How to Bypass Datadome Anti Scraping in 2024

How to Bypass Datadome Anti Scraping in 2024

Datadome is an anti-bot and anti-scraping service used by websites like Leboncoin, Vinted, and Deezer, as well as other target websites to block non-human visitors.

In this article, we'll explain how to bypass Datadome anti-bot protection. We'll start by taking a quick look at what Datadome is, how to identify its blocking, and how it identifies web scrapers. Then, we'll have a look at existing techniques and tools for bypassing Datadome protected websites. Let's dive in!

What is Datadome?

Datadome is a paid WAF service that protects websites from automated requests. In the context of security, it's used to block malicious bots and scripts, which causes several critical issues such as DDoS attacks and fraud activities.

In the context of web scraping, it's used to protect the public data on websites, which is particularly popular with European websites.

Datadome Block Page Examples

Most of the Datadome bot blocks result in HTTP status codes 400-500, 403 being the most popular. The error message can appear in different forms, but it usually requests to enable JavaScript or solve a Datadome CAPTCHA.

screenshot of Datadome block page on Leboncoin
Datadome block page on Leboncoin website

These Datadome errors are mostly encountered on the first request to the website. However, Datadome utilizes AI behavior analysis, making it able to block requests after a few successful requests.

How does Datadome Detect Web Scrapers?

To identify web scrapers, Datadome employs various techniques to get an estimate on whether the connecting client is a bot or a real user.

fingerprint technologies used by Datadome

Datadome takes into consideration all the connection metrics, like encryption type (TLS), HTTP protocol used, and JavaScript engine to calculate a trust score.

Based on the final trust score, Datadome either lets the user in, blocks them, or requests a CAPTCHA challenge to be solved.

trust score evaluation flow of Datadome anti bot service

This complex process is done in real-time, making web scraping difficult as many factors can influence the trust score. However, by understanding each step of this process, we get a Datadome bypass with a high success rate. Let's take a look at each step in detail.

TLS Fingerprinting

TLS (or SSL) is the first step in the HTTP connection. When using encrypted connections, like HTTPs instead of HTTP, both the server and client have to negotiate the encryption methods. With the availability of various encryption methods and ciphers, the negotiation process can reveal significant information about the client.

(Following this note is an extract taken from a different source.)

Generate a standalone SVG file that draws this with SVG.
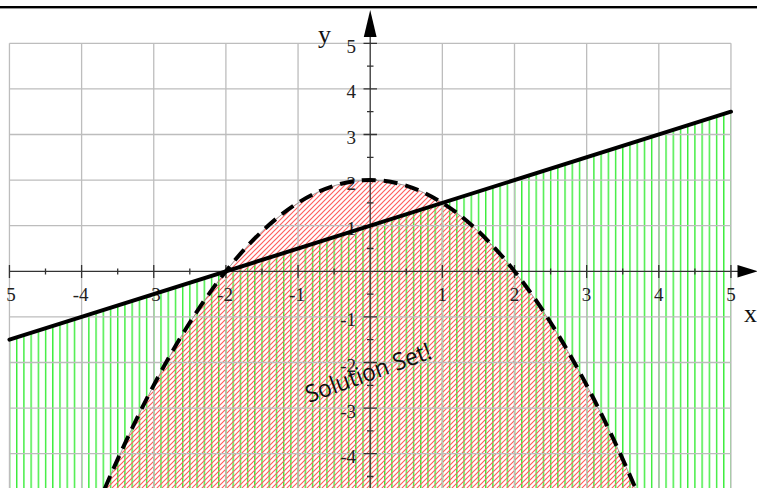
<svg xmlns="http://www.w3.org/2000/svg" width="757" height="488" viewBox="0 0 757 488">
<defs>
<style>
.grid{stroke:#bdbdbd;stroke-width:1.3;fill:none}
.axis{stroke:#333;stroke-width:1.3;fill:none}
.lbl{font-family:"Liberation Serif","Times New Roman",serif;font-size:19px;fill:#222}
.var{font-family:"Liberation Serif","Times New Roman",serif;font-size:26px;fill:#111}
</style>
<pattern id="greenHatch" patternUnits="userSpaceOnUse" x="8.8" y="0" width="7.215" height="10">
<rect x="0" y="0" width="1.4" height="10" fill="#38ec38"/>
</pattern>
<pattern id="redHatch" patternUnits="userSpaceOnUse" x="0" y="0" width="5" height="5">
<path d="M-1,1 L1,-1 M0,5 L5,0 M4,6 L6,4" stroke="#ff5e5e" stroke-width="1.15" fill="none"/>
</pattern>
</defs>
<rect x="0" y="0" width="757" height="488" fill="#fff"/>
<rect x="0" y="6" width="757" height="2.4" fill="#000"/>

<g id="regions">
<polygon id="line-region" points="9.45,339.7 730.95,111.7 730.95,500 9.45,500" fill="url(#greenHatch)"/>
<path id="parabola-region" d="M96,509.3 Q370.2,-149.2 644.4,509.3 Z" fill="url(#redHatch)"/>
</g>

<g id="grid" class="grid">
<path d="M9.45,43.3V488 M81.6,43.3V488 M153.75,43.3V488 M225.9,43.3V488 M298.05,43.3V488 M442.35,43.3V488 M514.5,43.3V488 M586.65,43.3V488 M658.8,43.3V488 M730.95,43.3V488"/>
<path d="M9.45,43.3H730.95 M9.45,88.9H730.95 M9.45,134.5H730.95 M9.45,180.1H730.95 M9.45,225.7H730.95 M9.45,316.9H730.95 M9.45,362.5H730.95 M9.45,408.1H730.95 M9.45,453.7H730.95"/>
</g>

<g id="axes">
<path class="axis" d="M9.45,271.3H740 M370.2,488V32"/>
<path class="axis" d="M363.5,43.3H377 M363.5,88.9H377 M363.5,134.5H377 M363.5,180.1H377 M363.5,225.7H377 M363.5,316.9H377 M363.5,362.5H377 M363.5,408.1H377 M363.5,453.7H377"/>
<path class="axis" d="M367,66.1H373.5 M367,111.7H373.5 M367,157.3H373.5 M367,202.9H373.5 M367,248.5H373.5 M367,294.1H373.5 M367,339.7H373.5 M367,385.3H373.5 M367,430.9H373.5 M367,476.5H373.5"/>
<path class="axis" d="M9.45,265V278 M81.6,265V278 M153.75,265V278 M225.9,265V278 M298.05,265V278 M442.35,265V278 M514.5,265V278 M586.65,265V278 M658.8,265V278 M730.95,265V278"/>
<path class="axis" d="M45.5,268.5V274.5 M117.7,268.5V274.5 M189.8,268.5V274.5 M262,268.5V274.5 M334.1,268.5V274.5 M406.3,268.5V274.5 M478.4,268.5V274.5 M550.6,268.5V274.5 M622.7,268.5V274.5 M694.9,268.5V274.5"/>
<polygon id="y-arrow" points="370.2,10 363.8,37 376.6,37" fill="#000"/>
<polygon id="x-arrow" points="758,271.3 737.5,265 737.5,277.6" fill="#000"/>
</g>

<g id="tick-labels" class="lbl">
<g text-anchor="end">
<text x="356" y="52.8">5</text>
<text x="356" y="98.4">4</text>
<text x="356" y="144">3</text>
<text x="356" y="189.6">2</text>
<text x="356" y="235.2">1</text>
<text x="356" y="326.4">-1</text>
<text x="356" y="372">-2</text>
<text x="356" y="417.6">-3</text>
<text x="356" y="463.2">-4</text>
</g>
<g text-anchor="middle">
<text x="11" y="301">5</text>
<text x="80.6" y="301">-4</text>
<text x="152.8" y="301">-3</text>
<text x="225" y="301">-2</text>
<text x="297" y="301">-1</text>
<text x="442.3" y="301">1</text>
<text x="514.5" y="301">2</text>
<text x="586.6" y="301">3</text>
<text x="658.8" y="301">4</text>
<text x="731" y="301">5</text>
</g>
</g>

<g id="axis-names" class="var">
<text x="318" y="42.5">y</text>
<text x="744" y="322">x</text>
</g>

<g id="curves">
<path id="parabola-edge" d="M96,509.3 Q370.2,-149.2 644.4,509.3" fill="none" stroke="#888" stroke-width="0.8"/>
<path id="parabola" d="M96,509.3 Q370.2,-149.2 644.4,509.3" fill="none" stroke="#000" stroke-width="4" stroke-dasharray="14 8"/>
<line id="boundary-line" x1="9.45" y1="339.7" x2="730.95" y2="111.7" stroke="#000" stroke-width="4" stroke-linecap="round"/>
</g>

<g id="annotation">
<text x="309" y="403" transform="rotate(-20 309 403)" font-family="'Open Sans','Liberation Sans',sans-serif" font-size="24" fill="#111" textLength="132" lengthAdjust="spacingAndGlyphs">Solution Set!</text>
</g>
</svg>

This is generally referred to as JA3 fingerprinting. Different operating systems, web browsers, or programming libraries perform the TLS encryption handshake uniquely, which results in different JA3 fingerprints.

Therefore, using a web scraping tool that's resistant to JA3 fingerprinting is essential for avoiding Datadome CAPTCHA. For this, you can use one of the available tools, such as the ScrapFly's JA3 fingerprint web tool for validating the request's JA3 fingerprint.

For further details on TLS fingerprinting, refer to our dedicated guide.

How TLS Fingerprint is Used to Block Web Scrapers?

Learn how TLS can leak the fact that connecting client is a web scraper and how can it be used to establish fingerprint to track the client across the web.

How TLS Fingerprint is Used to Block Web Scrapers?

IP Address Fingerprinting

The next step of Datadome's trust score calculation process is the IP address analysis. Datadome has access to many different IP databases, which are used to look up the connecting client's IP address. This IP address lookup is used to identify the client's location, ISP, reputation, and other related information.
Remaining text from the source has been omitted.